With Bensouda demanding her money, I started pushing Maina to pay me the balance. “Hiyo tender ya county imeleta joto sana,” he told me when I visited him a few weeks ago. He was very anxious, and seemed to be hiding something. “But usijali, pesa ikiingia nitakutumia yako.”
But shortly after, Maina started closing his hardware often, something that rarely happens. He would open it early in the morning, or late in the evening, but it would remain closed for the rest of the day.
Even when operating, he would only open one door, quite the opposite of normal times when all doors are usually wide open, with wares placed outside for display. “Ma-customers wangu wanajua hii hardware,” he said when I asked him why he was not opening the hardware fully. “Hata nikifunga watanipigia simu na nitawasaidia.”
Two weeks ago, we received news that police had been in Mwisho wa Lami looking for Maina. They, however, did not find him, and no one knew his whereabouts. From then onwards, his hardware remained closed. And calls to him went unanswered. We did not know why the police were looking for him, but everyone who has ever bought something from him felt that he needed to be arrested.

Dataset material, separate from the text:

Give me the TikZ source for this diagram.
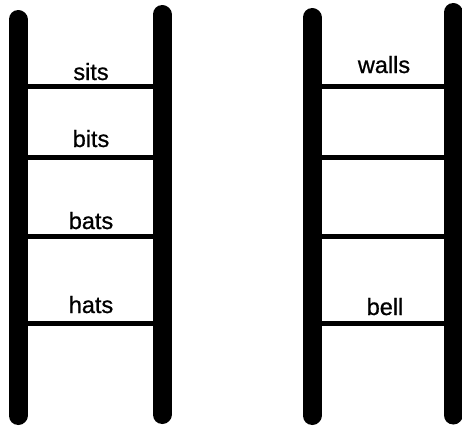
\documentclass[tikz,border=0pt]{standalone}
\usepackage{fontspec}
\setmainfont{Liberation Sans}
\newfontfamily\wordfont{Liberation Sans}[FakeBold=0.8]
\usepackage{tikz}

\begin{document}
\begin{tikzpicture}[x=1pt, y=-1pt]
        \tikzset{rail/.style={line width=19pt, line cap=round},
                 rung/.style={line width=5pt},
                 word/.style={anchor=base, inner sep=0pt, font=\wordfont\fontsize{23.5}{23.5}\selectfont}}
        \useasboundingbox (0,0) rectangle (462,426);

        % rail ends of the two ladders
        \coordinate (a_top) at (18,19.5);   \coordinate (a_bot) at (18,415.5);
        \coordinate (b_top) at (162,14.5);  \coordinate (b_bot) at (162,414.5);
        \coordinate (c_top) at (312,17.5);  \coordinate (c_bot) at (312,415.5);
        \coordinate (d_top) at (453,12.5);  \coordinate (d_bot) at (453,415);

        % rungs first, rails on top
        \foreach \y in {86,157,236,323} {
            \draw[rung] (18,\y) -- (162,\y);
            \draw[rung] (312,\y) -- (453,\y);
        }
        \draw[rail] (a_top) -- (a_bot);
        \draw[rail] (b_top) -- (b_bot);
        \draw[rail] (c_top) -- (c_bot);
        \draw[rail] (d_top) -- (d_bot);

        % words on the rungs
        \node[word] (sits) at (91,80) {sits};
        \node[word] (bits) at (91,147) {bits};
        \node[word] (bats) at (91,229) {bats};
        \node[word] (hats) at (91,313) {hats};
        \node[word] (walls) at (384,73) {walls};
        \node[word] (bell) at (385,315) {bell};
    \end{tikzpicture}
\end{document}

“Siku za Mwizi ni arubaini,” said Saphire at Hitlers two days later. “Maina ametuibia miaka nyingi sana.’
“It’s true Maina is not straight,” said Kuya. “But what could he have stolen from you Saphire and you have never built anything in life, even a chicken pen.” It was true, Saphire stays in his younger brother’s house, and in the mother’s kitchen when the brother is around. “When I say tumeibwa, I mean the Mwisho wa Lami community,” he answered Kuya. “You are reasoning like a despot. You can never understand revolutionary language like mine.”
A day later, Bensouda was on my case, asking for money. This is despite the fact that the car she had sold me has never moved. -“How can you be asking money for a car that has never moved even an inch?” I asked when she insisted. I told her I had already spent a lot of money on the car.

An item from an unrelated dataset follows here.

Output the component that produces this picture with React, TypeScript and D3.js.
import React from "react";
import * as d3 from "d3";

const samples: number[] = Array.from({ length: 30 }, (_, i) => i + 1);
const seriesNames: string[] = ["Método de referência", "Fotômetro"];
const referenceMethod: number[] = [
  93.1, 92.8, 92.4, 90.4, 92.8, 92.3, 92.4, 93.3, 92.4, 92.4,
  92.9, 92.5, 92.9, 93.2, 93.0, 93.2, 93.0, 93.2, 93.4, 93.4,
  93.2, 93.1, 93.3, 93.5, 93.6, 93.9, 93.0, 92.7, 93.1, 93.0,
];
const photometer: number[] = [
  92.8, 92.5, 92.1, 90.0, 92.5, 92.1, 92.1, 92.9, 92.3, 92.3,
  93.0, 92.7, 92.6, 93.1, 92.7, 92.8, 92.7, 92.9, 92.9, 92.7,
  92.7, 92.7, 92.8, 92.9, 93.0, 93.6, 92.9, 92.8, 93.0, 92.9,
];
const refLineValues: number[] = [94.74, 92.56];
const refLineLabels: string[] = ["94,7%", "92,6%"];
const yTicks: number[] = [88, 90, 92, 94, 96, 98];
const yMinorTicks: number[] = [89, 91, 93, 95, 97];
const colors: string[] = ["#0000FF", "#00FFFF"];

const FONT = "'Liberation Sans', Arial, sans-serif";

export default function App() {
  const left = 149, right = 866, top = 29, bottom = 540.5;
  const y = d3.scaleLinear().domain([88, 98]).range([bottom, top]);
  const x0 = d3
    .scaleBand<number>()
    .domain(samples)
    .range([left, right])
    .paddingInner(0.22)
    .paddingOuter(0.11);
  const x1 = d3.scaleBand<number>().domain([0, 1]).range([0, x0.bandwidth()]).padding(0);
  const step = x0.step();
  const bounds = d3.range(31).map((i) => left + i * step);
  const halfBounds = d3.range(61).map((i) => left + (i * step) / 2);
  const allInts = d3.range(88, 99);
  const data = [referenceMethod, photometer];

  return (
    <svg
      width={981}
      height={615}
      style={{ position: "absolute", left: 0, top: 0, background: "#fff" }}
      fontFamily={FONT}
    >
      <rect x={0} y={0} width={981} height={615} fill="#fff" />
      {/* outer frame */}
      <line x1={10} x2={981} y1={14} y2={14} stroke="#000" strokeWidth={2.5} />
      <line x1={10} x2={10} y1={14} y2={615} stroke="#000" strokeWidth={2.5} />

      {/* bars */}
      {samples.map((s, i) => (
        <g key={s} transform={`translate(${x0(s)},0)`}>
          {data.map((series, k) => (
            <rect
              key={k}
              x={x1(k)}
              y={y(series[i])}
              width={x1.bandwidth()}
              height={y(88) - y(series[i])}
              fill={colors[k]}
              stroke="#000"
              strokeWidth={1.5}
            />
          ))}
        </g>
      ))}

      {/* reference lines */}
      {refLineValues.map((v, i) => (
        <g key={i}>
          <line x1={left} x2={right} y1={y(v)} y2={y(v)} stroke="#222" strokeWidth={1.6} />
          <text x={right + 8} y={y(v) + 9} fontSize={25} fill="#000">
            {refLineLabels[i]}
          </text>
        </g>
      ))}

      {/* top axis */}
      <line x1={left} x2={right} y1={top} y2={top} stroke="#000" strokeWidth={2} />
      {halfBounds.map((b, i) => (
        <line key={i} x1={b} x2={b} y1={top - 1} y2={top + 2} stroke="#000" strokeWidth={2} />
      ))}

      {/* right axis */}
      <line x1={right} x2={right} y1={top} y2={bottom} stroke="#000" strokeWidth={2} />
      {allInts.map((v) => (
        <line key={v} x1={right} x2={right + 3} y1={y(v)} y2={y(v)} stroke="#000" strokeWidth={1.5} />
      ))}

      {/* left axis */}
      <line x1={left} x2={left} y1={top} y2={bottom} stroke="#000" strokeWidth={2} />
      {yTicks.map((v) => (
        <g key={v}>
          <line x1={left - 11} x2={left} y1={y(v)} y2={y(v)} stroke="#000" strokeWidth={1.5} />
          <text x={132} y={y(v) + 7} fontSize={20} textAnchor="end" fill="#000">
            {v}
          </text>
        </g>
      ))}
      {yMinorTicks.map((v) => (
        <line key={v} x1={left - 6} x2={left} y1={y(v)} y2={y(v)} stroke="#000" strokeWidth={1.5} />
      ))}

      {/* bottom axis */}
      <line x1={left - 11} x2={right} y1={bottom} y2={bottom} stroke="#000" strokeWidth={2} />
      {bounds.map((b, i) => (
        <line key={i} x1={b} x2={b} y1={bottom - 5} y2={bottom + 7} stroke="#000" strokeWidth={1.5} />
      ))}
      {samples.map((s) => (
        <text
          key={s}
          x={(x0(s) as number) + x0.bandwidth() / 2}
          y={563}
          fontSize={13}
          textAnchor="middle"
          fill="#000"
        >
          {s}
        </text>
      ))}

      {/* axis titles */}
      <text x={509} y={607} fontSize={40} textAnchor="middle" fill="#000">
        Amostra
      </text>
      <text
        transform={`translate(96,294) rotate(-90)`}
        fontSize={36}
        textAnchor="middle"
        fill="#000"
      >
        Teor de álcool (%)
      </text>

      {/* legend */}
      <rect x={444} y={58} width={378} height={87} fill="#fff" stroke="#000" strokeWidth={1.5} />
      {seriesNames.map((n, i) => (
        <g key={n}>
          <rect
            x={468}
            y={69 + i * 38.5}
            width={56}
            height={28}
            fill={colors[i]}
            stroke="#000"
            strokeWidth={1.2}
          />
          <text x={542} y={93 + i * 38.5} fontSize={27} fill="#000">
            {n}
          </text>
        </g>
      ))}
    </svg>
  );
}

“That car had no major problems, except a knock on the engine, and engine knock is a small issue,” she said. “The big problems with that car started when you came with your people and slaughtered a ram.” We argued and finally, because she really needed the money, we negotiated farther, such that I now only owed her Sh80,000; which I found manageable. Even if Maina does not pay me in one year I can have the balance paid.
But things took a different turn last Wednesday. I left work early and went home. I was busy playing with Sospeter when someone knocked on our door, rather loudly. I was shocked to see police when I opened. They were with Maina.
“Are you Andrew?” they asked. I responded in the affirmative. “Vaa twende.” I was wearing shorts and a vest. They did not explain what the problem was. “Is this the Andrew that you send over Sh600,000?” Maina was asked when we arrived at the police station. He said I was the one.
“Mlifikiria hamtapatikana mkiiba pesa ya serikali?” asked the officers. “Wewe sasa utaozea jela.” He wanted to push me to the cell, but I was lucky that the OCS, whom I know, arrived and was asked to see me in another room. He asked where I had taken the Sh600,000 that Maina had given me.
“Ongea vizuri tutengenezee wewe maneno,” he said.
I told him Maina had sent me only Sh100,000 for the trees I sold him. I added I had used the money to buy a car, and showed him all the M-Pesa messages. But Maina insisted that he had given me over Sh600,000.
Initially, he said he had sent me the money via M-Pesa but when he could not show the transaction messages, he said he gave me Sh300,000 in cash; which I denied vehemently.
Having changed his story from the amount and how he gave me the money, the OCS believed me and released me, but not before I parted with something small.
I may have won my freedom, but I am certain I will never get my money from Maina, for it appears he will be away for a long time!
And I now agree with Saphire, if the government wants to fight corruption, let it only focus on the big fish, not the omena!